The Royal Institute of British Architects
This is a building to see. We were there to record a debate that Bob participated in about the future of Clandon Park, an 18th Century mansion that was destroyed in a fire in 2015. It’s an art moderne/art deco masterpiece. From its elegant, stripped down exterior (featured in the show), to its incredible staircase (viewed here from the side), to its auditorium and large public rooms, including a great library, it is remarkable. Built for and paid for by the RIBA membership at the height of a worldwide depression in 1934, its architect, George Grey Wornum, was selected from thousands of entrants in a competition for the winning design. This cut-glass balustrade is a good example of its aesthetic glories. I love the geometries at play here. Architect and writer Witold Rzyczynski notably wrote “Glass balustrades are visually neat although vulnerable to sticky-fingered children.” These are probably cleaned daily.
Homeward Bound
The jet home. A day before the Trump Inauguration. A Boeing 747 out of Heathrow. Last time I was on a 747 was in 1970 on a flight to California. I was a newspaper delivery boy on a trip to Disneyland with other newspaper delivery boys and girls, and a few of us wandered upstairs to the lounge at the top of the plane, where a few adults who actually could order a drink looked askance at us.
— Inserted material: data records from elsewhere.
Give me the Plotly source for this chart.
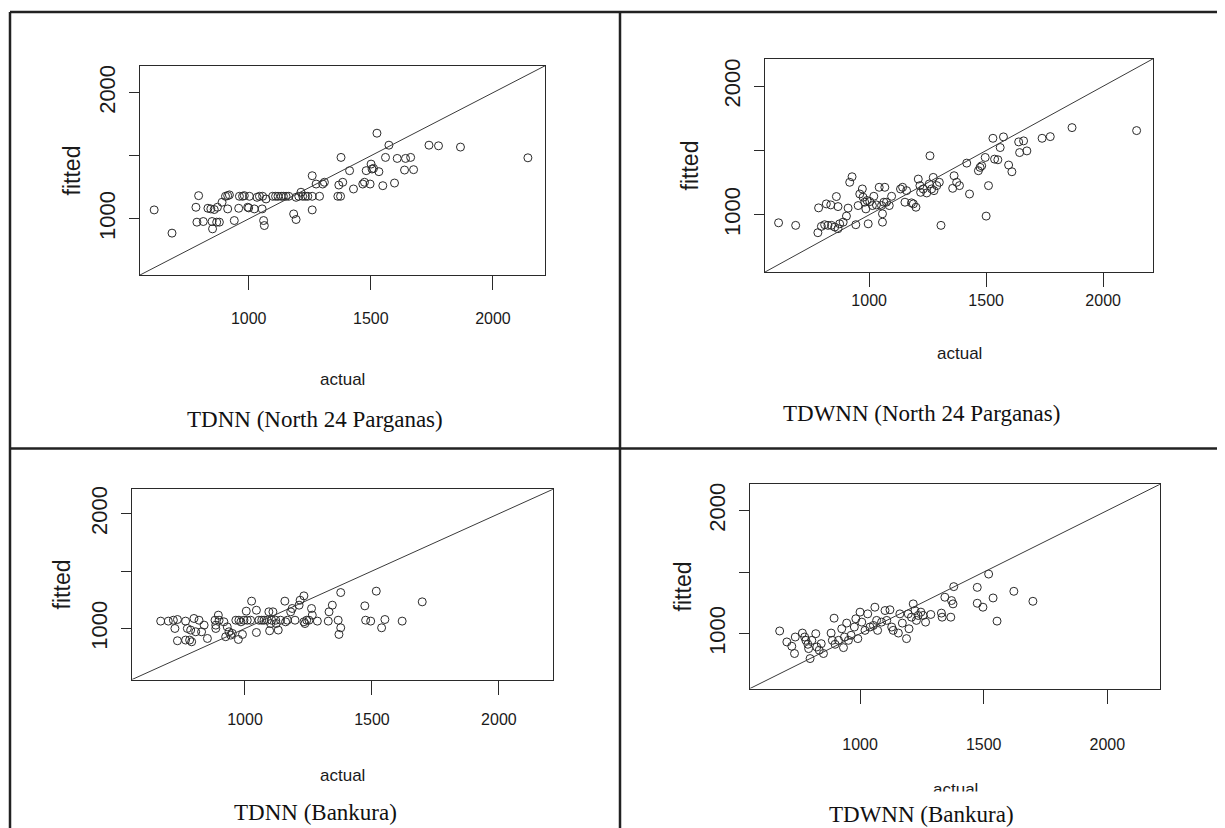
import plotly.graph_objects as go

W, H = 1225, 828
PAGE_OFFSET = 8  # browser body margin
FW, FH = W - PAGE_OFFSET, H - PAGE_OFFSET
AXIS_RANGE = [555, 2213]
TICK_VALUES = [1000, 1500, 2000]
X_TICK_TEXT = ["1000", "1500", "2000"]
Y_TICK_TEXT = ["1000", "", "2000"]
CAPTIONS = ["TDNN (North 24 Parganas)", "TDWNN (North 24 Parganas)",
            "TDNN (Bankura)", "TDWNN (Bankura)"]
X_TITLE = "actual"
Y_TITLE = "fitted"

# ---- TDNN, North 24 Parganas ----
tdnn_n24_actual = [613, 686, 795, 784, 788, 814, 833, 859, 850, 852, 869, 880, 891, 914, 921,
                   914, 941, 959, 975, 982, 996, 1000, 1003, 1023, 1034, 1044, 1057, 1061, 1064,
                   1055, 1071, 1098, 1133, 1142, 1153, 1164, 1184, 1194, 1194, 1214, 1221, 1242,
                   1260, 1260, 1260, 1276, 1290, 1303, 1310, 1365, 1369, 1376, 1385, 1378, 1413,
                   1429, 1467, 1474, 1481, 1497, 1501, 1505, 1511, 1533, 1525, 1549, 1560, 1574,
                   1597, 1608, 1638, 1642, 1663, 1675, 1738, 1777, 1867, 2143,
                   905, 962, 1110, 1120, 845, 872, 1205, 1232]
tdnn_n24_fitted = [1071, 887, 1184, 1092, 974, 979, 1084, 1074, 979, 921, 974, 974, 1132, 1184, 1190,
                   1079, 987, 1084, 1179, 1184, 1092, 1087, 1179, 1079, 1171, 1179, 1179, 987, 947,
                   1079, 1158, 1179, 1179, 1179, 1179, 1179, 1039, 995, 1171, 1211, 1179, 1179,
                   1342, 1179, 1071, 1276, 1179, 1276, 1290, 1179, 1268, 1179, 1290, 1487, 1382,
                   1237, 1276, 1290, 1382, 1276, 1434, 1395, 1400, 1374, 1679, 1263, 1487, 1584,
                   1284, 1479, 1387, 1479, 1487, 1390, 1584, 1579, 1569, 1484,
                   1179, 1179, 1179, 1179, 1079, 1092, 1179, 1179]

# ---- TDWNN, North 24 Parganas ----
tdwnn_n24_actual = [613, 686, 784, 781, 796, 810, 824, 839, 853, 867, 874, 889, 903, 910, 917, 927,
                    943, 953, 960, 971, 974, 981, 986, 991, 996, 1003, 1014, 1020, 1031, 1043, 1053,
                    1057, 1057, 1063, 1067, 1074, 1086, 1096, 1134, 1143, 1153, 1160, 1181, 1189,
                    1200, 1210, 1217, 1220, 1231, 1246, 1257, 1260, 1267, 1274, 1277, 1289, 1300,
                    1307, 1357, 1363, 1374, 1386, 1417, 1429, 1467, 1474, 1481, 1496, 1500, 1510,
                    1529, 1536, 1550, 1560, 1574, 1596, 1610, 1639, 1643, 1660, 1674, 1739, 1774,
                    1867, 2143, 817, 836, 860, 867]
tdwnn_n24_fitted = [938, 918, 1054, 861, 910, 923, 918, 918, 905, 892, 930, 943, 990, 1052, 1253, 1296,
                    923, 1072, 1162, 1201, 1137, 1098, 1046, 1111, 930, 1103, 1072, 1144, 1077, 1214,
                    1072, 943, 1008, 1098, 1214, 1098, 1072, 1144, 1201, 1214, 1098, 1188, 1093, 1085,
                    1059, 1278, 1227, 1175, 1201, 1170, 1240, 1459, 1201, 1291, 1188, 1227, 1253,
                    918, 1206, 1304, 1253, 1227, 1402, 1162, 1343, 1369, 1381, 1446, 990, 1227,
                    1595, 1433, 1428, 1523, 1606, 1387, 1335, 1567, 1484, 1575, 1497, 1595, 1608,
                    1678, 1655, 1085, 1077, 1142, 1064]

# ---- TDNN, Bankura ----
tdnn_bnk_actual = [668, 698, 718, 734, 724, 734, 766, 773, 766, 782, 786, 790, 799, 806, 819, 829, 839,
                   852, 882, 885, 895, 917, 924, 930, 937, 944, 950, 974, 976, 990, 996, 1005, 1009,
                   1022, 1026, 1045, 1045, 1055, 1066, 1075, 1094, 1097, 1105, 1110, 1121, 1123,
                   1131, 1140, 1157, 1167, 1180, 1186, 1197, 1213, 1217, 1232, 1236, 1243, 1252,
                   1262, 1265, 1285, 1328, 1331, 1344, 1367, 1370, 1377, 1377, 1475, 1472, 1495,
                   1517, 1538, 1551, 1619, 1698, 885, 898, 964, 984, 1088, 1101, 1160, 1232]
tdnn_bnk_fitted = [1064, 1064, 1072, 1078, 1000, 893, 1064, 1000, 899, 899, 986, 884, 1087, 971, 1072,
                   971, 1029, 913, 1072, 1000, 1116, 1058, 928, 1014, 971, 942, 957, 904, 1072, 948,
                   1072, 1151, 1072, 1072, 1238, 1159, 965, 1072, 1072, 1072, 1145, 980, 1072, 1145,
                   1072, 1043, 986, 1072, 1238, 1072, 1145, 1174, 1072, 1203, 1246, 1284, 1043,
                   1072, 1072, 1174, 1116, 1064, 1064, 1145, 1203, 1072, 948, 1313, 1006, 1072,
                   1197, 1064, 1325, 1006, 1078, 1064, 1232, 1029, 1072, 1072, 1058, 1072, 1043,
                   1058, 1058]

# ---- TDWNN, Bankura ----
tdwnn_bnk_actual = [675, 704, 724, 735, 738, 767, 776, 781, 789, 792, 798, 805, 821, 825, 835, 843, 852,
                    883, 888, 895, 899, 913, 926, 933, 937, 946, 953, 964, 977, 983, 991, 1000, 1007,
                    1020, 1031, 1040, 1054, 1060, 1067, 1071, 1087, 1101, 1108, 1121, 1128, 1134,
                    1155, 1161, 1171, 1188, 1195, 1198, 1208, 1215, 1222, 1228, 1235, 1246, 1255,
                    1265, 1286, 1329, 1332, 1343, 1367, 1370, 1376, 1379, 1474, 1474, 1497, 1520,
                    1538, 1554, 1622, 1699]
tdwnn_bnk_fitted = [1022, 933, 898, 839, 973, 1005, 973, 946, 914, 879, 798, 946, 1000, 892, 866, 919,
                    839, 1005, 946, 1126, 914, 946, 1040, 887, 973, 1086, 946, 987, 1054, 1121, 960,
                    1175, 1094, 1027, 1161, 1054, 1067, 1215, 1108, 1027, 1094, 1188, 1108, 1194,
                    1054, 1027, 1005, 1161, 1086, 960, 1161, 1040, 1134, 1242, 1188, 1108, 1148,
                    1175, 1148, 1094, 1156, 1167, 1134, 1296, 1134, 1269, 1242, 1382, 1376, 1247,
                    1215, 1484, 1290, 1102, 1344, 1263]

SERIES = [(tdnn_n24_actual, tdnn_n24_fitted), (tdwnn_n24_actual, tdwnn_n24_fitted),
          (tdnn_bnk_actual, tdnn_bnk_fitted), (tdwnn_bnk_actual, tdwnn_bnk_fitted)]

# ---- layout (window-pixel geometry of each panel) ----
PLOT_BOX = [(140, 545, 63, 273), (765, 1153, 56, 270), (132, 553, 488, 679), (750, 1160, 483, 688)]
Y_TITLE_X = [72, 690, 62, 683]
X_TITLE_Y = [378, 352, 775, 789]
X_TICK_STANDOFF = [15, 0, 11, 27]
CAPTION_POS = [(315, 418), (921, 412), (315, 812), (921, 814)]

SANS = "Liberation Sans, Arial, sans-serif"
SERIF = "Liberation Serif, Times New Roman, serif"
INK = "#2a2a2a"
TXT = "#1a1a1a"


def px(x):
    return (x - PAGE_OFFSET) / FW


def py(y):
    return 1 - (y - PAGE_OFFSET) / FH


fig = go.Figure()
layout = dict(width=FW, height=FH, margin=dict(l=0, r=0, t=0, b=0),
              paper_bgcolor="white", plot_bgcolor="white", showlegend=False)
annotations = []

for i, ((act, fit), (x0, x1, y0, y1)) in enumerate(zip(SERIES, PLOT_BOX), start=1):
    xa = "x" if i == 1 else f"x{i}"
    ya = "y" if i == 1 else f"y{i}"
    fig.add_trace(go.Scatter(x=act, y=fit, mode="markers", xaxis=xa, yaxis=ya,
                             marker=dict(symbol="circle-open", size=8,
                                         line=dict(width=1, color=INK), color=INK),
                             hoverinfo="skip"))
    # y = x reference line across the full axis range
    fig.add_trace(go.Scatter(x=AXIS_RANGE, y=AXIS_RANGE, mode="lines", xaxis=xa, yaxis=ya,
                             line=dict(color="#3a3a3a", width=1), hoverinfo="skip"))
    xkey = "xaxis" if i == 1 else f"xaxis{i}"
    ykey = "yaxis" if i == 1 else f"yaxis{i}"
    layout[xkey] = dict(domain=[px(x0), px(x1)], range=AXIS_RANGE, anchor=ya,
                        showgrid=False, zeroline=False, showline=True, mirror=True,
                        linecolor=INK, linewidth=1, ticks="outside", ticklen=14,
                        tickcolor=INK, tickwidth=1, tickvals=TICK_VALUES,
                        ticktext=X_TICK_TEXT, ticklabelstandoff=X_TICK_STANDOFF[i - 1],
                        tickfont=dict(family=SANS, size=16, color=TXT))
    layout[ykey] = dict(domain=[py(y1), py(y0)], range=AXIS_RANGE, anchor=xa,
                        showgrid=False, zeroline=False, showline=True, mirror=True,
                        linecolor=INK, linewidth=1, ticks="outside", ticklen=10,
                        tickcolor=INK, tickwidth=1, tickvals=TICK_VALUES,
                        ticktext=Y_TICK_TEXT, tickangle=-90, ticklabelstandoff=5,
                        tickfont=dict(family=SANS, size=22, color=TXT))
    annotations.append(dict(text=Y_TITLE, x=px(Y_TITLE_X[i - 1]), y=py((y0 + y1) / 2),
                            xref="paper", yref="paper", showarrow=False, textangle=-90,
                            xanchor="center", yanchor="middle",
                            font=dict(family=SANS, size=23, color=TXT)))
    annotations.append(dict(text=X_TITLE, x=px((x0 + x1) / 2), y=py(X_TITLE_Y[i - 1]),
                            xref="paper", yref="paper", showarrow=False,
                            xanchor="center", yanchor="middle",
                            font=dict(family=SANS, size=17, color=TXT)))
    if i == 4:
        # the lower part of this axis title is hidden in the original
        annotations.append(dict(text=" ", x=px((x0 + x1) / 2), y=py(797), xref="paper",
                                yref="paper", showarrow=False, xanchor="center",
                                yanchor="middle", width=80, height=10, bgcolor="white",
                                borderpad=0, font=dict(size=6)))
    cx, cy = CAPTION_POS[i - 1]
    annotations.append(dict(text=CAPTIONS[i - 1], x=px(cx), y=py(cy), xref="paper", yref="paper",
                            showarrow=False, xanchor="center", yanchor="middle",
                            font=dict(family=SERIF, size=23, color="#111111")))

# table borders
BORDER = dict(color="#222222", width=2.5)
shapes = []
for (a, b, c, d) in [(10, 9, 1222, 9), (10, 447, 1222, 447), (10, 9, 10, 830),
                     (620, 9, 620, 830), (1222, 9, 1222, 830)]:
    shapes.append(dict(type="line", xref="paper", yref="paper", x0=px(a), y0=py(b),
                       x1=px(c), y1=py(d), line=BORDER, layer="above"))

layout["annotations"] = annotations
layout["shapes"] = shapes
fig.update_layout(**layout)
fig.write_html("out.html")
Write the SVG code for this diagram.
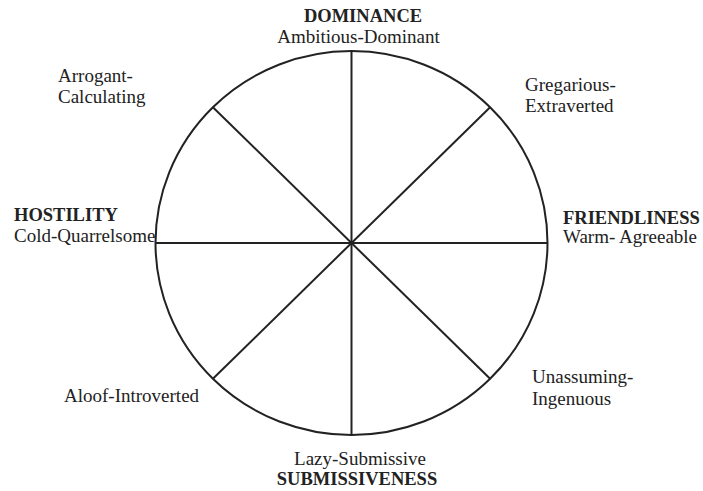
<svg xmlns="http://www.w3.org/2000/svg" width="703" height="491" viewBox="0 0 703 491">
<style>
.ln{stroke:#222;stroke-width:2;fill:none}
text{font-family:"Liberation Serif","Times New Roman",serif;font-size:19px;fill:#222}
.b{font-weight:bold;font-size:18.5px}
.m{text-anchor:middle}
</style>
<rect width="703" height="491" fill="#fff"/>
<g id="connectors">
<line class="ln" x1="351.5" y1="51" x2="351.5" y2="435"/>
<line class="ln" x1="155.5" y1="243" x2="547.5" y2="243"/>
<line class="ln" x1="212.9" y1="107.2" x2="490.1" y2="378.8"/>
<line class="ln" x1="490.1" y1="107.2" x2="212.9" y2="378.8"/>
</g>
<g id="circle"><ellipse class="ln" cx="351.5" cy="243" rx="196" ry="192"/></g>
<g id="dominance"><text class="b m" x="363" y="22">DOMINANCE</text><text class="m" x="358.5" y="43">Ambitious-Dominant</text></g>
<g id="submissiveness"><text class="m" x="360" y="465">Lazy-Submissive</text><text class="b m" x="357" y="485">SUBMISSIVENESS</text></g>
<g id="hostility"><text class="b" x="14" y="221">HOSTILITY</text><text x="14" y="242">Cold-Quarrelsome</text></g>
<g id="friendliness"><text class="b" x="563" y="224">FRIENDLINESS</text><text x="563" y="243">Warm- Agreeable</text></g>
<g id="arrogant"><text x="58" y="82">Arrogant-</text><text x="58" y="103">Calculating</text></g>
<g id="gregarious"><text x="525" y="91">Gregarious-</text><text x="525" y="112">Extraverted</text></g>
<g id="aloof"><text x="64" y="402">Aloof-Introverted</text></g>
<g id="unassuming"><text x="532" y="383">Unassuming-</text><text x="532" y="405">Ingenuous</text></g>
</svg>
Besides the fact that I can no longer wander aimlessly around a three-story jet airliner, there is no single in-flight movie screen anymore. Much like mini-vans and SUVs across the world, each seat is now equipped with its own screen, and you can select your own private viewing list. As far as I can tell no one was watching the same movies or shows. We sat in the back of the plane on the main level, sharing the ride with a couple dozen refugees from Darfur headed for a new life in Ohio. They sat next to us, watching their own TVs alongside the rest of us, as they took the next step in a long journey to a new life. I watched the documentary “Sour Grapes” about deception in the wine market, a couple of episodes of the Italian crime series "Gomorrah," "Genius," a film about writer Thomas Wolfe and his editor Maxwell Perkins and "The Grand Budapest Hotel."